When I returned to Peloton in 2022 and later moved on to Opto and then Datadog, I kept circling back to the same personal project: this blog. It was supposed to be my playground, but my ego overcomplicated it—Next.js, wallet integration, editor, fancy architecture. Between the demands of full-time roles and my own perfectionism, it sat half-finished.

And then AI entered the picture.


The Sobering Realization

At Opto, I started experimenting with Cursor AI to help me code. At first it felt like cheating—Cursor could finish functions in minutes that might’ve taken me hours. It was exhilarating and unsettling all at once. Later, at Datadog, we were encouraged to lean into AI-assisted development. By that time I already knew the benefits firsthand, so the move struck me as smart and inevitable.

What surprised me wasn’t just that AI could autocomplete code—it was how fast it was improving. “Vibe coding” is actually real now: describing what you want in plain English and watching production-grade software take shape. Tools like Cursor and Claude didn’t just help me finish this blog; they forced me to rethink how software development itself fits into the bigger picture of economic empowerment.

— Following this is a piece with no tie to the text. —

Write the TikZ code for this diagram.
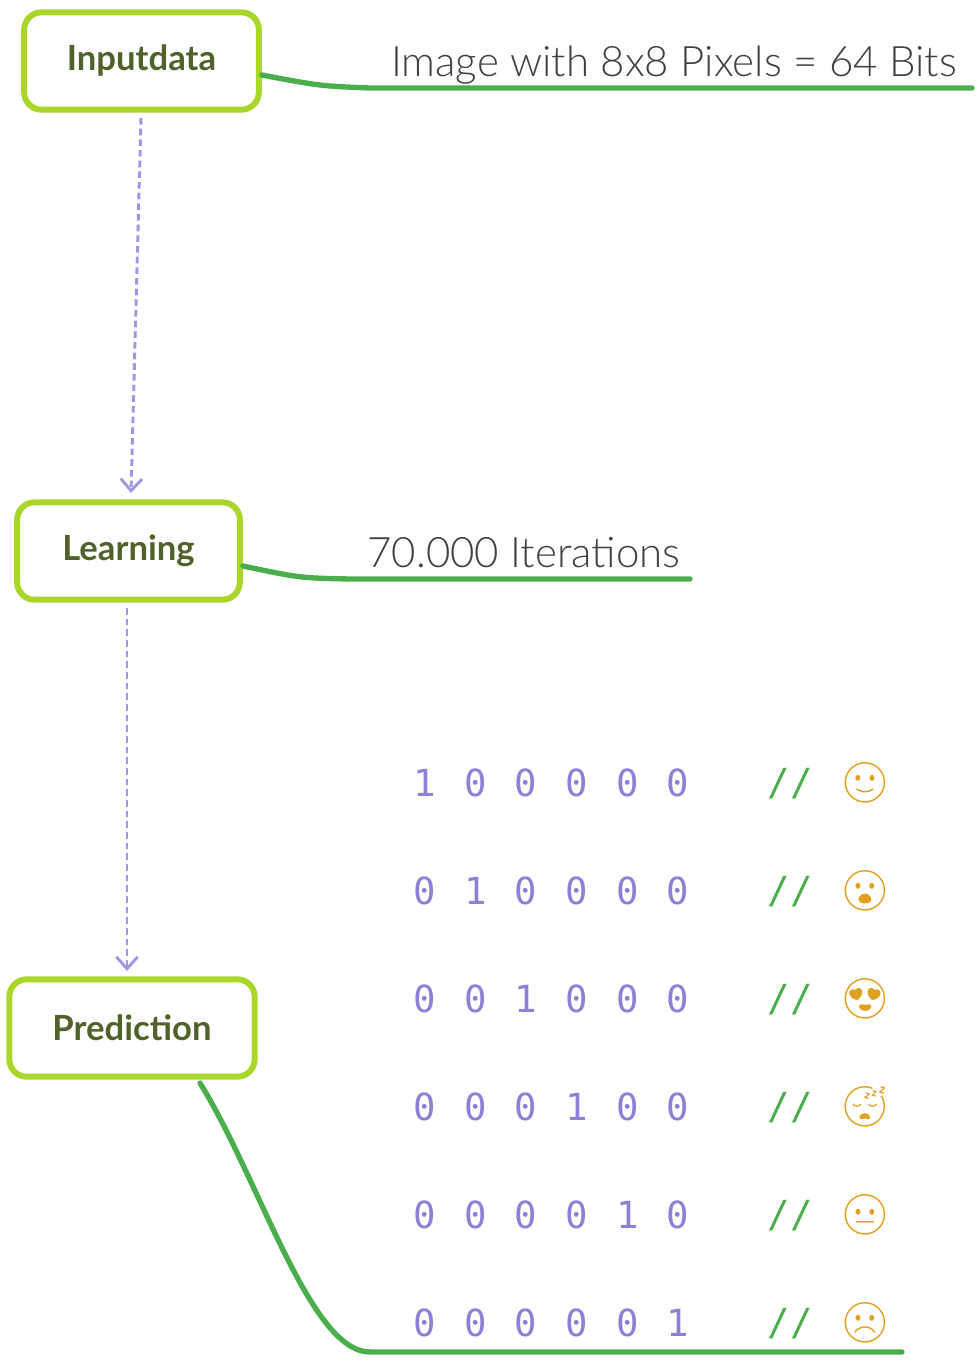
\documentclass[tikz,border=0pt]{standalone}
\usepackage{fontspec}
\setmainfont{Lato}
\newfontfamily\lightfont{Lato Light}
\newfontfamily\codefont{DejaVu Sans Mono}
\newfontfamily\emojifont{Noto Emoji}
\usetikzlibrary{arrows.meta}
\definecolor{lime}{HTML}{AAD52B}
\definecolor{olive}{HTML}{4F6229}
\definecolor{gline}{HTML}{4AAE4C}
\definecolor{lav}{HTML}{9C98E6}
\definecolor{purp}{HTML}{8E80D6}
\definecolor{emo}{HTML}{E0A020}
\begin{document}
\begin{tikzpicture}[x=0.75pt,y=-0.75pt,
 box/.style={draw=lime,line width=4.5pt,rounded corners=13pt,text=olive,font=\fontsize{26}{30}\selectfont\bfseries,inner sep=0pt},
 gl/.style={draw=gline,line width=4pt,line cap=round},
 da/.style={draw=lav,line width=2.2pt,dash pattern=on 5pt off 3pt,-{Straight Barb[length=9pt,width=16pt,line width=2.2pt]}},
 lab/.style={text=black!75,font=\lightfont\fontsize{31.5}{36}\selectfont,inner sep=0pt},
 dig/.style={text=purp,font=\codefont\fontsize{28}{32}\selectfont,inner sep=0pt},
 sl/.style={text=gline,font=\codefont\fontsize{28}{32}\selectfont,inner sep=0pt},
 em/.style={text=emo,font=\emojifont\fontsize{30}{34}\selectfont,inner sep=0pt}]
\useasboundingbox (0,0) rectangle (980,1362);
\node[box,minimum width=176pt,minimum height=73pt] (in) at (141.5,61) {Inputdata};
\node[box,minimum width=167pt,minimum height=73pt] (le) at (128.5,551) {Learning};
\node[box,minimum width=184pt,minimum height=73pt] (pr) at (132,1028) {Prediction};
\coordinate (a1) at (370,88); \coordinate (a2) at (972,88);
\draw[gl] (in.east|-0,75) .. controls (320,86) .. (a1) -- (a2);
\node[lab,anchor=base east] (t1) at (957,77) {Image with 8x8 Pixels = 64 Bits};
\coordinate (b1) at (350,579); \coordinate (b2) at (690,579);
\draw[gl] (le.east|-0,566) .. controls (300,578) .. (b1) -- (b2);
\node[lab,anchor=base] (t2) at (524,567) {70.000 Iterations};
\coordinate (c1) at (370,1352); \coordinate (c2) at (902,1352);
\draw[gl] (200,1083) .. controls (260,1180) and (310,1352) .. (c1) -- (c2);
\coordinate (i0) at (141,118); \coordinate (i1) at (131,493);
\coordinate (l0) at (127,608); \coordinate (l1) at (127,971);
\draw[da] (i0) -- (i1);
\draw[da] (l0) -- (l1);
\foreach \e [count=\i from 0] in {🙂,😮,😍,😴,😐,☹} {
  \pgfmathsetmacro\yy{783+108*\i}
  \foreach \j in {0,...,5} {
    \pgfmathsetmacro\xx{425+50.6*\j}
    \pgfmathtruncatemacro\dd{\i==\j ? 1 : 0}
    \node[dig] (d\i\j) at (\xx,\yy) {\dd};
  }
  \node[sl] (s\i) at (790,\yy+1) {//};
  \node[em] (e\i) at (865,\yy) {\e};
}
\end{tikzpicture}
\end{document}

Because here’s the truth: if decentralization promised to distribute ownership, AI promises to distribute creation. The barriers to building are collapsing.


The Pitfalls

But with that power comes real risk. AI is only as good as the driver behind it. You still need experts—or at least people with enough baseline knowledge—to make the right calls.

We’ve already seen what happens when that’s missing: the Tea app, which went viral overnight, ended up exposing sensitive user data because it wasn’t properly secured. That wasn’t AI’s fault—it was a lack of engineering fundamentals.

That’s what worries me about the next generation of builders. Kids now might never gain subject-matter expertise the way I had to—debugging code line by line, learning frameworks like Next.js or Tailwind the hard way. If AI fills in all the gaps, where will they get the experience to know when the tool is wrong?

AI can be the best teacher if used deliberately, but it can also become a shortcut that robs people of the very foundation they need to grow.


Still, an Era for Builders

Even with those pitfalls, I can’t shake my optimism. Because for every shortcut that robs, there’s also an opportunity that unlocks. The fact that I finally launched this blog—with the help of Cursor and Claude—proves that these tools can transform ideas into reality faster than ever.

Decentralization taught me to dream about economic empowerment. AI has forced me to rethink what empowerment means in a world where creation itself can be automated.

One thing is clear: we’re entering an era for the builders. The tools are powerful, the barriers are low, and the potential is massive. The question is: will we use them to chase quick wins, or to build the systems that actually change the world?